I think it’s safe to say that, before we were on the Internet, before everything could become sharable data, that nobody would rationally have argued that selling bootleg CDs out of a car trunk would be an act protected by free speech. That being the case, the philosophical/legal question is, “What’s really changed?” The techno-utopian says we have to expand our definition of speech on the grounds that, in the digital age, it is all too easy to chill speech; but they fail to acknowledge that they’re standing on a theoretical peak with slippery slopes on all sides. If we define everything as speech, then it’s true that any restrictions of any kind in the digital world can be said to chill speech. The slippery slope in the other direction, though, is that if the business of The Pirate Bay really is speech, then so is a site or a link that promotes human trafficking. As a matter of pure reason, what’s the difference? In real life, both enterprises involve the exploitation of actual human beings (albeit one more grave than the other); but in cyberspace, both enterprises are just benign data, right? Either we will choose to define boundaries going forward, or we will not; and I am not alone in believing the consequences of that decision will become very real within a couple of decades.

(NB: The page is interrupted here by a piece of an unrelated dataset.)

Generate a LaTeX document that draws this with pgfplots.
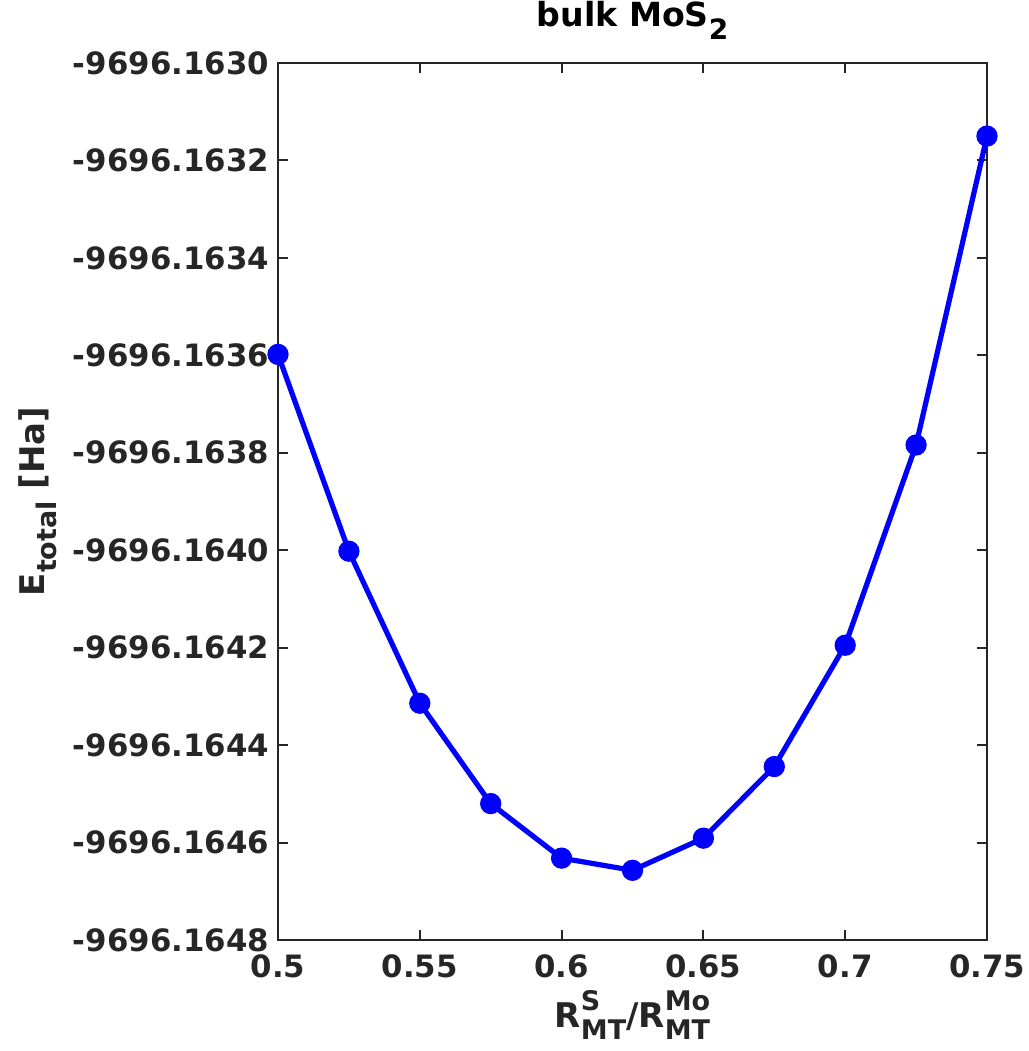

Techno-utopians like the ones on yesterday’s panel like to refer to the horrors of a grandmother having her video taken down, either purposely or by accident, from YouTube and then imply that each of these anomalous incidents moves us one step closer toward authoritarian rule. In response to the comparatively benign deprivation of having a video removed from the Web, these folks would have us hyper-extend speech to the inclusion of real physical and economic harm. As I have argued before, this is like legalizing homicide in order to make sure no one is ever again wrongfully sent to death row. If we can negotiate the gravity of such flaws in our legal framework, surely we can get past a few wrongful yet survivable takedowns on the web.

Ostensibly, this panel discussion was about a copyright system that’s good for artists and innovators; but Barlow’s foundational statement puts the artists, who historically test the power of free speech to profound cultural effect, on par with common thieves who dilute both the cultural and economic value of the works they steal. And the implications could be far more serious than what happens to music and movies. To quote Chris Ruen from his new book Freeloading, in which he unknowingly echoes the name of this blog: “But behind free content’s superficial illusion of more lies a long-term reality of less. Sooner or later, it is something we all have to pay for.” Looking beyond the Web’s ability to expand sharing of entertainment media, I believe that price could be something far more dear than money.